Secara khusus, Kejahatan Perang atau Konflik Bersenjata dapat ditemukan pengaturannya pada Pasal 402 sampai 406 R KUHP. Ini pengaturan yang sangat minimalis ketimbangan dalam naskah R KUHP sebelumnya. Awalnya R KUHP mengadopsi kategori pengaturan tentang kejahatan perang dalam Statuta Roma, dimana kejahatan perang dibagi dalam empat kategori sebagaimana tertera diatas. R KUHP hanya melingkupi kejahatan perang baik untuk konflik yang bersifat internasional bukan konflik yang bersifat internal seperti yang diatur dalam 405. Oleh karena itulah maka tindak pidana hukum perang dalam R KUHP menimbulkan banyak kelemahan dalam upaya menghukum pelaku kejahatan perang di masa depan dan dalam konteks Indonesia.

Mahkamah Pidana Internasional adalah lembaga peradilan pidana internasional permanen. Pembentukan Mahkamah Pidana Internasional tidak bersifat temporer (sementara), dengan kata lain pembentukannya bukan khusus untuk mengadili kejahatan yang terjadi disuatu tempat atau negara tertentu, yang selalu dikaitkan dengan peristiwa tertentu seperti pengadilan-pengadilan ad-hoc. Sebagaimana dalam Statuta Roma (the Rome Statute of the International Criminal Court), Mahkamah Pidana Internasional bertujuan untuk mengakhiri impunitas bagi pelaku pelanggaran berat hak asasi manusia dan memberikan andil bagi pencegahan terjadinya kejahatan paling serius terhadap hak asasi manusia menurut hukum internasional, serta menjamin penghormatan abadi bagi diberlakukannya keadilan internasional, serta mendukung pencapaian tujuan dan prinsip Piagam Perserikatan Bangsa-Bangsa. Yurisdiksi Mahkamah Pidana Internasional meliputi kejahatan genosida (crimes of genoside), kejahatan terhadap kemanusiaan (crimesagainst humanity), kejahatan perang (war crimes), dan kejahatan agresi (crimes of aggression).
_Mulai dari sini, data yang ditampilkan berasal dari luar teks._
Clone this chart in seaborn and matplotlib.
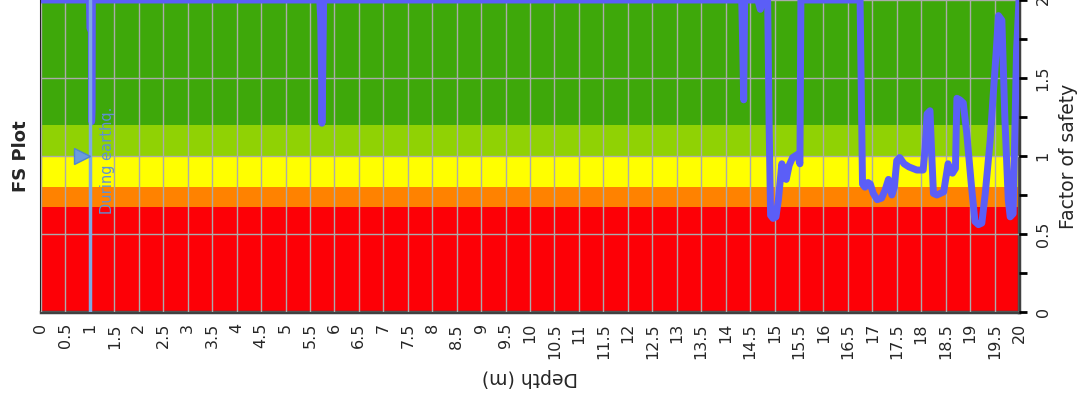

Mahkamah Pidana Internasional memiliki yurisdiksi terhadap kejahatan-kejahatan internasional paling serius (terhadap hak asasi manusia) dan sebagai pelengkap sistem pengadilan pidana nasional, apabila sistem pengadilan nasional tidak efektif atau tidak tersedia, maka Mahkamah Pidana Internasional dapat melaksanakan yurisdiksinya dalam menuntut dan mengadili pelaku kejahatan internasional dalam yurisdiksi Mahkamah Pidana Internasional.